Anyway, the English Zone only has one door, and it's a space I'm more in control of, can move more freely between the tables than the desks, etc. So we had a class yesterday called, "Teacher doesn't have any plans after work, so we're going to finish all three worksheets even if we have to stay at school until 5 o'clock". Isn't that exciting? The South African kid decided to show off but loosing a string of Korean swears for his buddies in response. I looked at him and said, "I speak more Korean than you think."
"Did you understand?"
"I got the gist of it. By the way, since you speak fluent English, don't you think it would be more honorable to swear in English? Swearing in Korean when you think I don't understand is just a bit cowardly, don't you think? There's really no point...."
He didn't really have anything to say back to that.
Well. Most of yesterday was absolutely lovely, despite being locked inside on a beautiful, sunny day with extremely rare good air quality. The third graders have been doing quite well with the assignments I've been giving them lately, and actually talking to me more, as a class, instead of just individually. We've been having a great time. I had the one extremely awkward class on Friday -- the one that always makes me doubt myself and feel really self-conscious with their silences. Still doing "How do you like ____?"/"Can you tell me why you (don't) like _____?", and the worksheet I gave them left one spot open for them to write their own questions.
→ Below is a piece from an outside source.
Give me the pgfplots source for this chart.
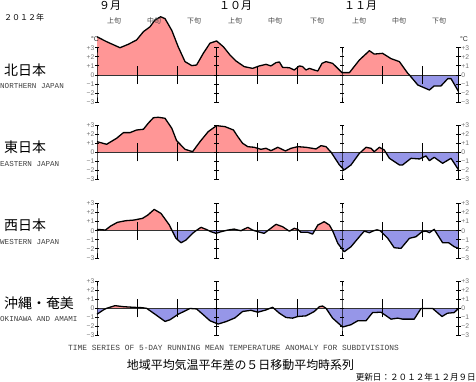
\documentclass[border=0pt]{standalone}
\usepackage{fontspec}
\setmainfont{Liberation Serif}
\newfontfamily\jp{Noto Sans CJK JP}
\newfontfamily\mono{Liberation Mono}
\newfontfamily\lsans{Liberation Sans}
\usepackage{pgfplots}
\usepackage{pgfplotstable}
\pgfplotsset{compat=1.18}
\definecolor{posc}{RGB}{255,150,150}
\definecolor{negc}{RGB}{150,150,232}
\definecolor{tickgray}{RGB}{115,115,115}

\pgfplotstableread{
d v
0 4.2
2.4 3.66
5.75 3.0
7.8 3.37
9.9 3.85
11.6 4.76
13.25 5.3
14.5 6.04
15.9 6.4
17 6.2
18.7 4.9
20.3 3.1
22 1.47
23.7 1.03
24.9 1.1
26.6 2.4
28.25 3.5
29.9 3.74
31.6 3.1
33.25 2.2
34.75 1.54
36.8 0.92
38.9 0.73
40.6 1.0
42.25 1.17
43.5 1.0
44.75 1.36
45.6 1.43
46.4 0.84
48.1 0.8
49.3 0.55
50.6 1.0
51.4 0.92
52.25 0.55
53.1 0.73
54.3 0.55
55.2 0.44
56.25 1.28
57.25 1.47
58.9 1.28
59.75 0.92
61.25 0.26
63.1 0.26
65.6 1.65
68.1 2.67
69.3 2.3
71.4 2.38
73.5 1.8
75.6 1.47
77.7 0.18
78.1 0
80.2 -1.1
83.1 -1.65
84.3 -1.2
86 -1.2
87.7 -0.4
88.5 -0.4
90.4 -1.83
}\dataNJ

\pgfplotstableread{
d v
0 1.17
2.4 0.88
4.9 1.54
6.6 2.16
8.25 2.16
9.9 2.45
11.6 2.53
12.8 3.19
14.1 3.8
15.3 3.85
17 3.74
18.7 2.64
19.9 1.28
22 0.33
23.9 0.07
25.75 1.17
27.8 2.27
29.9 2.93
32 2.82
34.1 2.45
35.2 1.72
36.4 0.99
37.7 0.62
39.3 0.55
41 0.33
42.25 0.44
43.5 0.18
45.2 0.55
47.1 0.15
48.5 0.44
50.2 0.62
52.25 0.55
54.75 0.37
56 0.73
57.25 0.62
58.53 0
60.6 -1.39
61.8 -1.94
63.5 -1.39
65.6 -0.11
65.9 0
67.25 0.55
68.5 0.44
69.3 0.07
70.6 0.55
71.8 0.26
72.17 0
73.1 -0.66
75.6 -1.39
76.4 -1.39
78.5 -0.66
80.6 -0.73
82.25 -0.4
83.1 -0.92
84.3 -0.55
86.4 -1.21
88.5 -0.66
90.4 -1.94
}\dataEJ

\pgfplotstableread{
d v
0 0.15
2.1 0.07
3.4 0.51
5.1 0.92
7.2 1.1
9.25 1.17
11.4 1.36
12.7 1.72
14.3 2.34
16 1.9
18.1 0.62
18.78 0
19.75 -0.84
21 -1.32
22.25 -1.03
23.9 -0.29
24.75 0
26 0.37
27.25 0.15
27.97 0
28.5 -0.11
29.75 -0.29
31 -0.11
32.04 0
32.7 0.07
34.3 0.18
35.2 0.07
36 0
37.7 0.37
38.9 0.07
39.4 0
40.2 -0.11
41.8 -0.29
42.66 0
43.1 0.15
44.75 0.7
46.4 0.44
47.9 0
48.1 -0.05
48.3 0
49.3 0.26
50.2 0.15
50.56 0
51 -0.18
52.7 -0.18
53.9 -0.37
54.39 0
55.2 0.62
56.8 0.99
58.1 0.62
58.9 0
60.2 -1.39
61.8 -2.31
63.5 -1.76
65.6 -0.66
66.8 -0.05
68.1 -0.22
69.2 0
70 0.1
70.8 0
72.7 -0.84
74.3 -1.87
76 -1.94
78.1 -0.84
79.75 -0.66
81.25 -0.11
82.25 -0.04
83.1 -0.22
83.8 0
84.3 0.15
84.5 0
86.4 -1.32
87.9 -1.32
89.3 -1.76
90.4 -1.94
}\dataWJ

\pgfplotstableread{
d v
0 -0.65
1.6 -0.18
2.4 0
4.5 0.29
6.6 0.18
9.1 0.11
11.2 0.07
12.4 0
14.5 -0.65
17 -1.44
18.25 -1.26
20.3 -0.65
22 -0.29
23.25 -0.02
24.9 -0.07
26.6 -0.72
28.25 -1.37
30.3 -1.73
32.4 -1.44
34.5 -1.05
36.4 -0.35
38.5 -0.22
40.2 -0.43
42.25 -0.18
43.27 0
43.9 0.11
44.19 0
45.6 -0.54
47.25 -1.01
48.9 -1.08
50.2 -0.9
52.25 -0.83
54.3 -0.36
55.17 0
55.6 0.18
56.4 0.25
57.25 0
58.9 -1.08
61.4 -2.06
63.5 -1.8
65.2 -1.37
67.25 -1.37
68.9 -0.47
71 -0.43
73.5 -1.19
75.2 -1.08
76.4 -1.19
79.3 -1.19
81 -0.02
83.9 -0.02
86.25 -0.9
87.6 -0.54
89.3 -0.47
90.4 0
}\dataOK

\pgfplotsset{panel/.style={anchor=origin, x=4bp, y=9.1bp, xmin=0, xmax=90.4, ymin=-3, ymax=3, hide axis, clip=false}}
\tikzset{
  labL/.style={anchor=east, inner sep=0pt, xshift=-2.5bp, text=tickgray, font=\lsans\fontsize{6.8}{6.8}\selectfont},
  labR/.style={anchor=west, inner sep=0pt, xshift=2.5bp, text=tickgray, font=\lsans\fontsize{6.8}{6.8}\selectfont}
}
\newcommand\ylab[2]{\node[labL] at (axis cs:0,#1) {#2};\node[labR] at (axis cs:90.4,#1) {#2};}
\newcommand\ibeam[1]{\addplot[black, line width=0.9bp, mark=-, mark size=2.2bp] coordinates {(#1,-3)(#1,-2)(#1,-1)(#1,0)(#1,1)(#1,2)(#1,3)};}
\newcommand\dek[1]{\addplot[black, line width=0.8bp] coordinates {(#1,-1)(#1,1)};}
\newcommand\panelbody[1]{%
 \addplot[fill=posc, draw=none] table[x=d, y expr={max(\thisrow{v},0)}] {#1} \closedcycle;
 \addplot[fill=negc, draw=none] table[x=d, y expr={min(\thisrow{v},0)}] {#1} \closedcycle;
 \addplot[draw=black!80, line width=0.8bp] coordinates {(0,0) (90.4,0)};
 \ibeam{0}\ibeam{29.9}\ibeam{61.25}\ibeam{90.4}
 \dek{10}\dek{20}\dek{40.2}\dek{50.2}\dek{71.25}\dek{81.25}
 \addplot[black, line width=1.3bp, line join=round] table[x=d,y=v] {#1};
 \ylab{3}{+3}\ylab{2}{+2}\ylab{1}{+1}\ylab{0}{0}\ylab{-1}{−1}\ylab{-2}{−2}\ylab{-3}{−3}
}

\begin{document}
\begin{tikzpicture}
\begin{axis}[panel, at={(97bp,-75bp)}]
\panelbody{\dataNJ}
\end{axis}
\begin{axis}[panel, at={(97bp,-152.3bp)}]
\panelbody{\dataEJ}
\end{axis}
\begin{axis}[panel, at={(97bp,-230.7bp)}]
\panelbody{\dataWJ}
\end{axis}
\begin{axis}[panel, at={(97bp,-308.3bp)}]
\panelbody{\dataOK}
\end{axis}

% header texts
\node[anchor=west, inner sep=0pt, font=\jp\fontsize{8}{8}\selectfont] at (4bp,-17bp) {２０１２年};
\node[anchor=west, inner sep=0pt, font=\jp\fontsize{11}{11}\selectfont] at (99bp,-5.5bp) {９月};
\node[anchor=west, inner sep=0pt, font=\jp\fontsize{11}{11}\selectfont] at (219bp,-5.5bp) {１０月};
\node[anchor=west, inner sep=0pt, font=\jp\fontsize{11}{11}\selectfont] at (344bp,-5.5bp) {１１月};
\foreach \xx/\tt in {114/上旬,154/中旬,194/下旬,235/上旬,275/中旬,317/下旬,359/上旬,399/中旬,439/下旬}{
  \node[inner sep=0pt, text=black!75, font=\jp\fontsize{7}{7}\selectfont] at (\xx bp,-20.7bp) {\tt};
}
\node[inner sep=0pt, text=black!80, font=\lsans\fontsize{7}{7}\selectfont] at (95bp,-39.5bp) {°C};
\node[inner sep=0pt, text=black!80, font=\lsans\fontsize{7}{7}\selectfont] at (464bp,-39.5bp) {°C};

% panel labels
\node[anchor=west, inner sep=0pt, font=\jp\fontsize{14}{14}\selectfont] at (4bp,-70bp) {北日本};
\node[anchor=west, inner sep=0pt, text=black!75, font=\mono\fontsize{7.6}{7.6}\selectfont] at (0bp,-86bp) {NORTHERN JAPAN};
\node[anchor=west, inner sep=0pt, font=\jp\fontsize{14}{14}\selectfont] at (4bp,-147.7bp) {東日本};
\node[anchor=west, inner sep=0pt, text=black!75, font=\mono\fontsize{7.6}{7.6}\selectfont] at (0bp,-164bp) {EASTERN JAPAN};
\node[anchor=west, inner sep=0pt, font=\jp\fontsize{14}{14}\selectfont] at (4bp,-225bp) {西日本};
\node[anchor=west, inner sep=0pt, text=black!75, font=\mono\fontsize{7.6}{7.6}\selectfont] at (0bp,-241.7bp) {WESTERN JAPAN};
\node[anchor=west, inner sep=0pt, font=\jp\fontsize{14}{14}\selectfont] at (4bp,-303bp) {沖縄・奄美};
\node[anchor=west, inner sep=0pt, text=black!75, font=\mono\fontsize{7.6}{7.6}\selectfont] at (0bp,-318.7bp) {OKINAWA AND AMAMI};

% footer
\node[anchor=west, inner sep=0pt, text=black!75, font=\mono\fontsize{7.9}{7.9}\selectfont] at (68bp,-347.7bp) {TIME SERIES OF 5-DAY RUNNING MEAN TEMPERATURE ANOMALY FOR SUBDIVISIONS};
\node[inner sep=0pt, font=\jp\fontsize{12}{12}\selectfont] at (240.5bp,-365bp) {地域平均気温平年差の５日移動平均時系列};
\node[anchor=east, inner sep=0pt, font=\jp\fontsize{8.6}{8.6}\selectfont] at (476bp,-377bp) {更新日：２０１２年１２月９日};

\pgfresetboundingbox
\useasboundingbox (0bp,0bp) rectangle (476bp,-382bp);
\end{tikzpicture}
\end{document}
Somehow in this class, a striking percentage of the write-ins turned out to be, "How do you like Liz Teacher?" There had been a few of those throughout the week of course, almost exclusively ending with the answer, "She's really pretty." Great, original work on that one, guys.
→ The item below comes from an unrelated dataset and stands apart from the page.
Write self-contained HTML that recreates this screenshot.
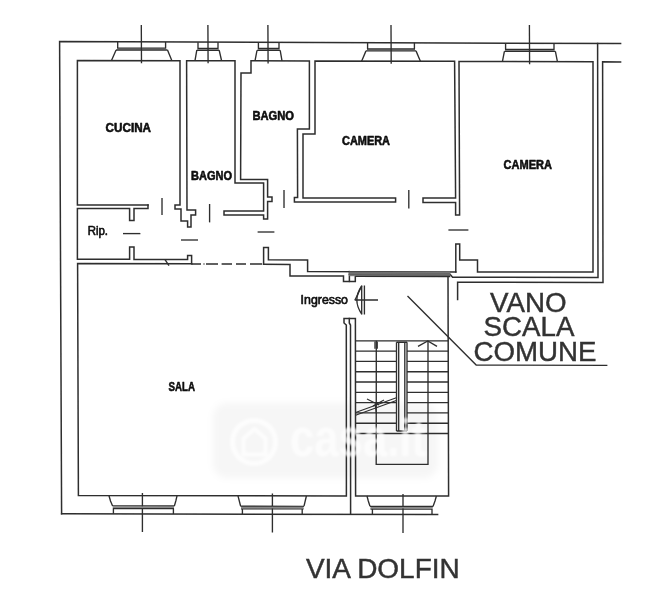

But when I started walking around, looking at the answers for this class, I saw something that really surprised me, from this class of all classes.
"How do you like Liz Teacher?"
"I really like her."
"Can you tell me why you like her?"
"She cares about us very much."
"She worry about us a lot."
"She's really kind."
"She don't care mistakes."
I've given this class more than one "talk" about how if I say, "What?" when they finally do manage the courage to whisper out an answer in front of the class, it's not because their English is horrible and they're stupid -- it's because they stare down at their books and speak in mouse voices. And about how I'm learning Korean, and I know how hard and embarrassing it is, but that it's okay -- I'm there to help them, not laugh at them. But I didn't think any of it was sinking in at all. I guess I was wrong about that, and I'm more grateful for that than just about anything else in my life right now.
Last night I finally got to meet some of Mike's students, as we were lingering around the square in his neighborhood trying to decide what to do for dinner. The way he talks about the girls, I was dead set against ever working at a girls school, but after meeting them and seeing that they have just as much energy and spark as the boys, I don't think it would be so bad. I really enjoyed getting to spend a little time with them.
I don't know what's gotten into me, but I've been a bit moody the last couple of times we've gone out. Last weekend, I just chocked it up to being really sick and not really wanting to be anywhere at all. This weekend, I don't know where it came from. I think the blatant disinterested silence may have bothered Small Town a bit, who's far less used to it out of me than Mike is. When 1:45 rolled around, I suddenly just felt like I couldn't take it anymore and announced that I was going home.
I think I've been looking past a lot of things since I moved to SK. And that's all well and good -- the events in my life up until that point, last year, were something any God-created human being has every right to escape from for a while. But I think I've really just left myself for a while. I don't know. I don't know how to explain it, but I don't think any of it is bad. Like I've said many times before, a lot of really serious re-structuring is going on with me and my priorities, my way of thinking and viewing the world. Now it feels like the Novocaine is wearing off a bit, if you will. Alcohol isn't enough to cover over it anymore.
It's month seven. I wonder what's going to happen.